Temos vindo a entender que a violação do artigo 374º, nº 2 do CPP, aplicável ao procedimento contra-ordenacional ex vi do artigo 41º do D.L. nº 433/82, de 27.10, é de conhecimento oficioso – [cf. neste sentido, no âmbito da sentença penal, os acórdãos do STJ de 22.03.2001 (proc. 353/01 – 5.ª), 18.11.2004 (proc. n.º 3272/04 – 5.ª), 21.12.2005 (proc. n.º 4642/03 – 3.ª), 04.01.2006 (proc. n.º 3801/05 – 3.ª), 14.03.2007 (proc. n.º 617/07 – 3.ª)].
Ora, o dever de fundamentação exige, designadamente, a enunciação como provados ou não provados de todos os factos relevantes para a imputação da infracção contra - ordenacional e a determinação da sanção [coima].
No processo contra-ordenacional, valendo como acusação a decisão da autoridade administrativa [cf. artigo 62º do D.L. 433/82], deve, pois, a sentença proferida no âmbito do recurso de impugnação judicial deixar claro quais os factos daquela contantes que teve como provados ou, ao invés, não provados.

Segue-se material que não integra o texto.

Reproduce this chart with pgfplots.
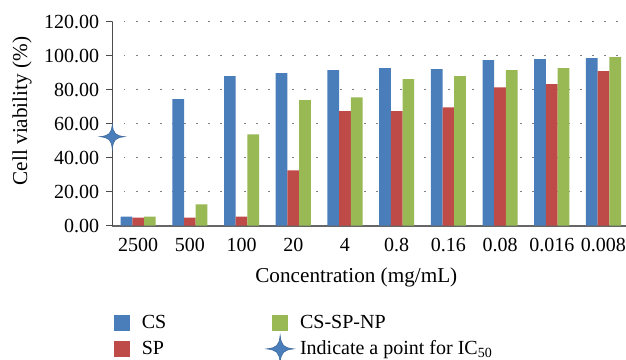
\documentclass[border=0pt]{standalone}
\usepackage{fontspec}
\setmainfont{Liberation Serif}
\usepackage{pgfplots}
\pgfplotsset{compat=1.18}
\definecolor{csblue}{HTML}{4A7EBB}
\definecolor{spred}{HTML}{BE4B48}
\definecolor{npgreen}{HTML}{98B954}
\definecolor{starblue}{HTML}{4A7EBB}
\definecolor{gridgray}{HTML}{7F7F7F}
\pgfdeclareplotmark{star4}{%
  \pgfpathmoveto{\pgfqpoint{0pt}{\pgfplotmarksize}}%
  \pgfpathcurveto{\pgfqpoint{0.08\pgfplotmarksize}{0.25\pgfplotmarksize}}{\pgfqpoint{0.25\pgfplotmarksize}{0.08\pgfplotmarksize}}{\pgfqpoint{\pgfplotmarksize}{0pt}}%
  \pgfpathcurveto{\pgfqpoint{0.25\pgfplotmarksize}{-0.08\pgfplotmarksize}}{\pgfqpoint{0.08\pgfplotmarksize}{-0.25\pgfplotmarksize}}{\pgfqpoint{0pt}{-\pgfplotmarksize}}%
  \pgfpathcurveto{\pgfqpoint{-0.08\pgfplotmarksize}{-0.25\pgfplotmarksize}}{\pgfqpoint{-0.25\pgfplotmarksize}{-0.08\pgfplotmarksize}}{\pgfqpoint{-\pgfplotmarksize}{0pt}}%
  \pgfpathcurveto{\pgfqpoint{-0.25\pgfplotmarksize}{0.08\pgfplotmarksize}}{\pgfqpoint{-0.08\pgfplotmarksize}{0.25\pgfplotmarksize}}{\pgfqpoint{0pt}{\pgfplotmarksize}}%
  \pgfpathclose
  \pgfusepathqfillstroke
}
\pgfplotstableread{
x cs sp np
0 5.3 4.7 5.3
1 74.4 4.7 12.4
2 87.9 5.3 53.7
3 89.7 32.5 73.8
4 91.5 67.3 75.5
5 92.7 67.3 86.2
6 92.1 69.6 87.9
7 97.4 81.4 91.5
8 98.0 83.2 92.7
9 98.6 90.9 99.2
}\datatable
\begin{document}
\begin{tikzpicture}
\begin{axis}[
  scale only axis,
  width=256.85pt, height=101.9pt,
  xmin=-0.5, xmax=9.436,
  ymin=0, ymax=120,
  clip=false,
  axis x line*=bottom, axis y line*=left,
  x axis line style={-, draw=black!60, line width=1pt},
  y axis line style={-, draw=black!70, line width=0.6pt},
  xtick={0,...,9},
  xticklabels={2500,500,100,20,4,0.8,0.16,0.08,0.016,0.008},
  xtick style={draw=none},
  extra x ticks={-0.5,0.5,...,8.5},
  extra x tick labels={},
  extra x tick style={grid=none, tick style={draw=black!70, line width=0.6pt}},
  ytick={0,20,...,120},
  ytick style={draw=black!70, line width=0.6pt},
  tick align=outside,
  major tick length=3pt,
  ymajorgrids,
  grid style={draw=gridgray, line width=0.6pt, dash pattern=on 0.6pt off 5.4pt},
  yticklabel style={/pgf/number format/.cd, fixed, fixed zerofill, precision=2, assume math mode=true},
  tick label style={font=\fontsize{10}{12}\selectfont},
  xlabel={Concentration (mg/mL)},
  ylabel={Cell viability (\%)},
  label style={font=\fontsize{10.6}{12}\selectfont},
  xlabel style={at={(axis description cs:0.475,-0.282)}, anchor=base},
  ylabel style={at={(axis description cs:-0.1758,0.562)}, anchor=center},
  legend columns=2,
  legend cell align=left,
  legend style={draw=none, fill=none, inner sep=0pt, outer sep=0pt,
    at={(rel axis cs:0.0033,-0.42)}, anchor=north west,
    font=\fontsize{10}{12}\selectfont, row sep=0.5pt,
    /tikz/every odd column/.append style={column sep=4pt},
    /tikz/every even column/.append style={column sep=51pt}},
]
\addplot[ybar, bar width=5.85pt, bar shift=-5.85pt, fill=csblue, draw=none, forget plot] table[x=x, y=cs] {\datatable};
\addplot[ybar, bar width=5.85pt, bar shift=0pt, fill=spred, draw=none, forget plot] table[x=x, y=sp] {\datatable};
\addplot[ybar, bar width=5.85pt, bar shift=5.85pt, fill=npgreen, draw=none, forget plot] table[x=x, y=np] {\datatable};
\addplot[only marks, mark=star4, mark size=6.2pt, draw=starblue!85!black, fill=starblue, line width=0.3pt, forget plot] coordinates {(-0.5,52.3)};
\addlegendimage{legend image code/.code={\fill[csblue] (0pt,-3.75pt) rectangle (7.5pt,3.75pt);}}
\addlegendentry{CS}
\addlegendimage{legend image code/.code={\fill[npgreen] (0pt,-3.75pt) rectangle (7.5pt,3.75pt);}}
\addlegendentry{CS-SP-NP}
\addlegendimage{legend image code/.code={\fill[spred] (0pt,-3.75pt) rectangle (7.5pt,3.75pt);}}
\addlegendentry{SP}
\addlegendimage{legend image code/.code={\path[draw=none, fill=none] (0pt,-3.75pt) rectangle (7.5pt,3.75pt); \draw[overlay, mark=star4, mark size=6.8pt, draw=starblue!85!black, fill=starblue, line width=0.3pt] plot coordinates {(3.75pt,0pt)};}}
\addlegendentry{Indicate a point for IC\textsubscript{50}}
\end{axis}
\pgfresetboundingbox
\path[use as bounding box] (-56.15pt,-66.75pt) rectangle (256.85pt,112.75pt);
\end{tikzpicture}
\end{document}
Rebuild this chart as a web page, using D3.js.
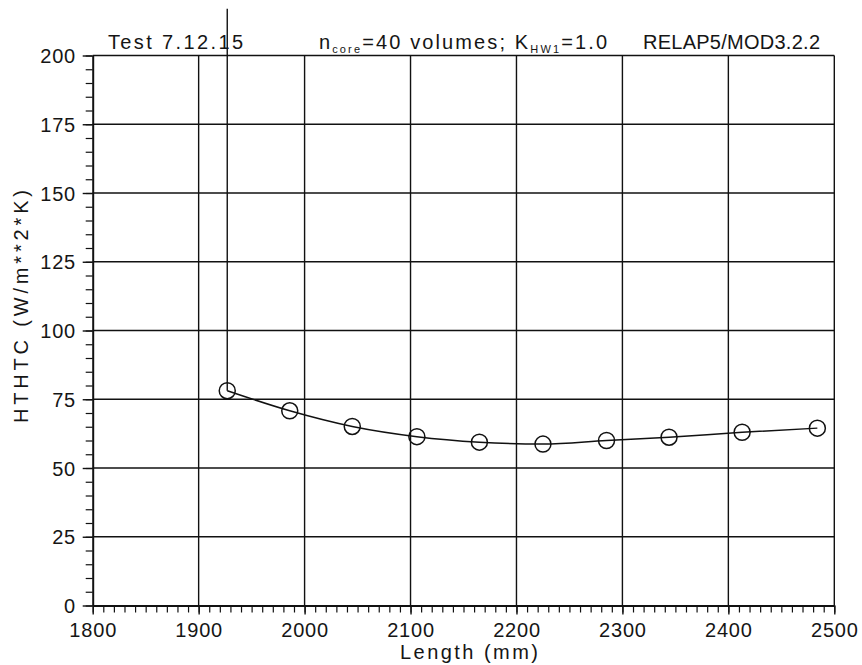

Contudo, a sentença em crise, elencando, embora, factos considerados provados e não provados é omissa relativamente ao elemento subjectivo da infracção, o que não podia ter sucedido, posto que, também neste domínio, está arredada a responsabilidade objectiva.
Com efeito, consta da decisão administrativa “Deste modo resulta provado que a arguida não cumpriu as regras relativas à posse e utilização do Livro de Reclamações, em concreto, no que se refere ao obrigatório envio da folha original à entidade competente, e a entrega do duplicado da folha ao reclamante, violando a lei e prosseguiu com a sua conduta, conformando-se com a infracção e com o resultado que que a mesma produziu, pelo que agiu de livre vontade e deliberadamente” ….”O arguido representou (face ao tempo decorrido, já que a legislação data de 2006 e sendo do conhecimento dos profissionais do sector e também dos consumidores/utentes, de comum, são e mediando entendimento, a obrigação das normas legais em causa nos autos) a realização do facto como consequência possível ou eventual da sua conduta enquadradando-se o seu animus, na forma de dolo evental …”, factos que estão em consonância com a condenação – pela entidade administrativa - a título de dolo.
Não obstante, nenhum destes factos ficou consignado – como provado ou não provado - na sentença, na qual, após a descrição da materialidade da conduta, apenas, consta: “6. A arguida conhecia a obrigação legal de enviar os originais das reclamações à ASAE bem como a obrigação de entregar os duplicados das reclamações aos clientes, tendo a obrigação de providenciar que os seus fuincionários cumpram essas obrigações.”, circunstância que, aliada à referência em matéria de direito à punição de tais condutas, também, a título de negligência, potenciou parte das objecções colocadas quer na petição recursiva quer na resposta apresentada pelo Ministério Público.
No sentido de que a sentença proferida em recurso de decisão administrativa que aplicou uma coima tem de obedecer aos requisitos referidos no artigo 374º do CPP vd., entre outros, os acórdãos do STA de 26.05.1999, BMJ 487, p. 344, do TRL de 23.09.1999 [rec. n.º 2036/99], do TRC de 06.03.1997, CJ, 1997, T. II, p. 45 e, bem assim, de 08.05.2003, CJ, 2003, T. III, p. 54.
Nesta conformidade, só resta concluir por ter violado a sentença recorrida o dever de fundamentação, tal como consignado no nº 2 do artigo 374º do CPP, o que conduz à respectiva nulidade [artigo 379º, nº 1, al. a) do CPP], impondo-se, em consequência, que os autos baixem à 1.ª instância, como vista a que o tribunal recorrido profira nova sentença, sanando os assinalados vícios.
Mostra-se, assim, prejudicado o conhecimento das demais questões colocadas pela recorrente.

III. Decisão

Termos em que, acordam os Juízes na 5.ª Secção Criminal do Tribunal da Relação de Coimbra em declarar nula a sentença, determinando que os autos baixem à 1.ª instância onde, pelo mesmo tribunal, deverá ser proferida nova sentença, sanando os assinalados vícios.